The Second Harvest Food Bank is about to get a new refrigerated 28-foot-long trailer that will allow its Mobile Fresh operation to distribute an array of vegetables as well as meats and cheeses to residents in Manteca, Lathrop and Tracy neighborhoods.

Food Bank’s Kirsten Salas – who manages the Mobile Fresh program – said the new trailer was provided through a fund raiser at the Modesto Center Plaza earlier this year that raised $110,000.  She described it as a beverage style delivery vehicle to be pulled by a separate tractor.  Cold items and dairy products and meats will be stored in three separate refrigerated compartments on each side of the trailer.

Food Bank staffers – usually two of them – are joined by volunteers who help carry bags of food to the cars of recipients.  Manteca citizens receive 200 pounds of food twice a month from the Mobile Fresh program.  Lathrop, 150 pounds and Tracy, 200 pounds of food.  For the year Mantecans have received 71,248 pounds of far. All three cities collectively receive an annual 160,000 pounds of fresh produce.

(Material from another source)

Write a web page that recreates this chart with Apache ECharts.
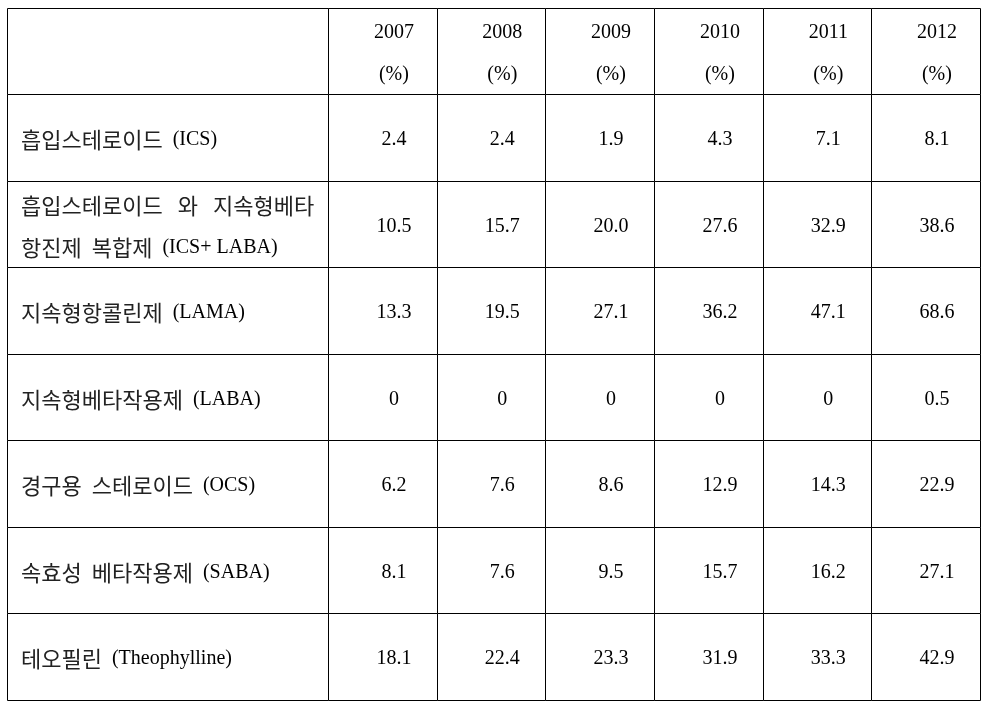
<!DOCTYPE html>
<html>
<head>
<meta charset="utf-8">
<script src="https://cdn.jsdelivr.net/npm/echarts@6/dist/echarts.min.js"></script>
<style>
html, body { margin: 0; padding: 0; background: #fff; }
#main { width: 998px; height: 712px; }
</style>
</head>
<body>
<div id="main"></div>
<script>
// 연도 (헤더)
var years = ['2007', '2008', '2009', '2010', '2011', '2012'];
var unitLabel = '(%)';
// 약제명 (행 라벨)
var drugs = [
    '흡입스테로이드  (ICS)',
    '흡입스테로이드   와   지속형베타\n항진제  복합제  (ICS+ LABA)',
    '지속형항콜린제  (LAMA)',
    '지속형베타작용제  (LABA)',
    '경구용  스테로이드  (OCS)',
    '속효성  베타작용제  (SABA)',
    '테오필린  (Theophylline)'
];
// 연도별 사용률 (%)
var icsValues      = [2.4, 2.4, 1.9, 4.3, 7.1, 8.1];
var icsLabaValues  = [10.5, 15.7, 20.0, 27.6, 32.9, 38.6];
var lamaValues     = [13.3, 19.5, 27.1, 36.2, 47.1, 68.6];
var labaValues     = [0, 0, 0, 0, 0, 0.5];
var ocsValues      = [6.2, 7.6, 8.6, 12.9, 14.3, 22.9];
var sabaValues     = [8.1, 7.6, 9.5, 15.7, 16.2, 27.1];
var theoValues     = [18.1, 22.4, 23.3, 31.9, 33.3, 42.9];

var valueRows = [icsValues, icsLabaValues, lamaValues, labaValues, ocsValues, sabaValues, theoValues];

// 첫 열 폭 (데이터 열 단위)
var LABEL_SPAN = 2.96;

var rowKeys = ['header'].concat(drugs);
var cells = [];
var cellText = [];

function fmt(v) {
    return v === 0 ? '0' : v.toFixed(1);
}

// 헤더 행
cells.push([-1, 0]);
cellText.push('');
years.forEach(function (y, i) {
    cells.push([i, 0]);
    cellText.push(y + '\n' + unitLabel);
});
// 데이터 행
drugs.forEach(function (d, r) {
    cells.push([-1, r + 1]);
    cellText.push(d.replace(/([\uAC00-\uD7A3]+)/g, '{k|$1}'));
    valueRows[r].forEach(function (v, i) {
        cells.push([i, r + 1]);
        cellText.push(fmt(v));
    });
});

var FONT = '20px "Liberation Serif", "Noto Sans CJK KR", serif';

var myChart = echarts.init(document.getElementById('main'));

var option = {
    animation: false,
    backgroundColor: '#fff',
    grid: {
        left: 6.5,
        right: 18,
        top: 8,
        bottom: 12.5
    },
    xAxis: {
        type: 'value',
        min: -LABEL_SPAN,
        max: years.length,
        show: false
    },
    yAxis: {
        type: 'category',
        data: rowKeys,
        inverse: true,
        show: false
    },
    series: [{
        type: 'custom',
        data: cells,
        renderItem: function (params, api) {
            var c = api.value(0);
            var r = api.value(1);
            var x0 = c < 0 ? -LABEL_SPAN : c;
            var x1 = c < 0 ? 0 : c + 1;
            var p0 = api.coord([x0, r]);
            var p1 = api.coord([x1, r]);
            var bandH = api.size([0, 1])[1];
            var left = Math.round(p0[0]) + 0.5;
            var right = Math.round(p1[0]) + 0.5;
            var top = Math.round(p0[1] - bandH / 2) + 0.5;
            var bottom = Math.round(p0[1] + bandH / 2) + 0.5;
            var w = right - left;
            var txt = cellText[params.dataIndex];
            var tx = c < 0 ? left + 13.5 : left + w * 0.6;
            return {
                type: 'group',
                children: [{
                    type: 'rect',
                    shape: { x: left, y: top, width: w, height: bottom - top },
                    style: { fill: '#fff', stroke: '#000', lineWidth: 1 }
                }, {
                    type: 'text',
                    style: {
                        text: txt,
                        x: tx,
                        y: (top + bottom) / 2 + 2,
                        fill: '#000',
                        font: FONT,
                        align: c < 0 ? 'left' : 'center',
                        verticalAlign: 'middle',
                        lineHeight: 42,
                        rich: {
                            k: {
                                fontFamily: '"Noto Sans CJK KR"',
                                fontSize: 22,
                                lineHeight: 42,
                                fill: '#222'
                            }
                        }
                    }
                }]
            };
        }
    }]
};

myChart.setOption(option);
</script>
</body>
</html>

Salas said that Manteca is in need of more volunteers to help.  Her family from her mother and father-in-law and children come out regularly to help where they can, she added. Anyone wanting to join the effort can apply at the Second Harvest warehouse on Industrial Park Drive in Manteca’s Industrial Park.

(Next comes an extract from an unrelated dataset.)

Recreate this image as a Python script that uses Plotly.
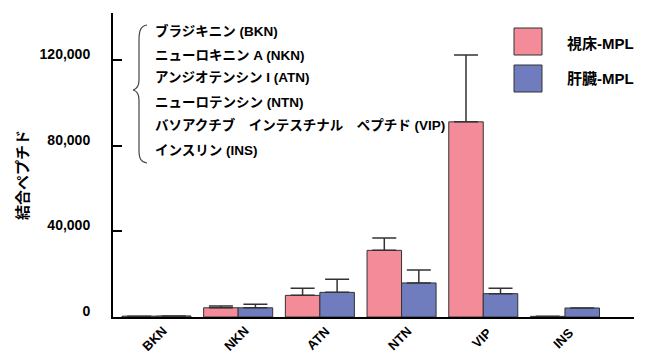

Those receiving the monthly supplies are given a card to identify them as among those needing help.  They can bring the cards of neighbors who are unable to be at the food delivery program and get their food allotment for them as well.

“Fresh is how we roll,” Salas noted.  “It is a pilot February to December program funded by the Sutter Tracy Community Hospital and Tracy Hospital Foundation.”

 Those agencies have provided some $25,000 this year and the Food Bank is hoping that will be doubled next year to match the need.

Aside from their grant, she said others freely donate their products to add to the warehouse storage.  “We do have meats, cheese, pineapple and strawberries that we offer to the citizens.”

Salas said that the Manteca warehouse office email’s the Mobile Fresh recipients monthly with recipes and other cooking ideas to help them prepare the foods they will be receiving.

She said she was amazed with the creativity of the public who used an overflow of bananas to make smoothies for their families and how they dressed up their veggies to please the palates of their children.

Salas has collected a series of testimonials that give credence to their outreach efforts in the food giveaway they undertake each month.  One appreciative woman wrote:

“I’m off work due to breast cancer.  We are down to one income.  This could really help us out. Thank you in advance.”

Another expressed her feelings saying, “I can go pay my water bill now that I was given food at Mobile Fresh last week!”

And yet another said, “Mobile Fresh.  I saw this place on Facebook saying free veggies for low income folks. So I went there, met at the church and waited in line – very nice fresh veggies and goodies sometimes.  All the folks at Mobile Fresh are nice and helpful.  Why do I come there?  On low income and if I go to the store I skip veggies (because) of the high cost.  So, I’m going to Mobile Fresh as much as they are open.  I wish there was more places like this one in town.  I don’t drive, so this place is a mile from me to walk with a cart.  Thanks Mobile Fresh.  You rock.  Keep up the good work.”

And finally, another woman wrote, “I just wanted to say thank you!  I made it to the Mobile Fresh today and everyone there was so helpful and friendly.  Thanks for the great job that all the staff does.  Everything is greatly appreciated.  Thanks so much!”

 “We see a direct correlation between the consumption of fresh foods and health,” Salad said. “It is important for us to be part of the solution, not part of the problem.”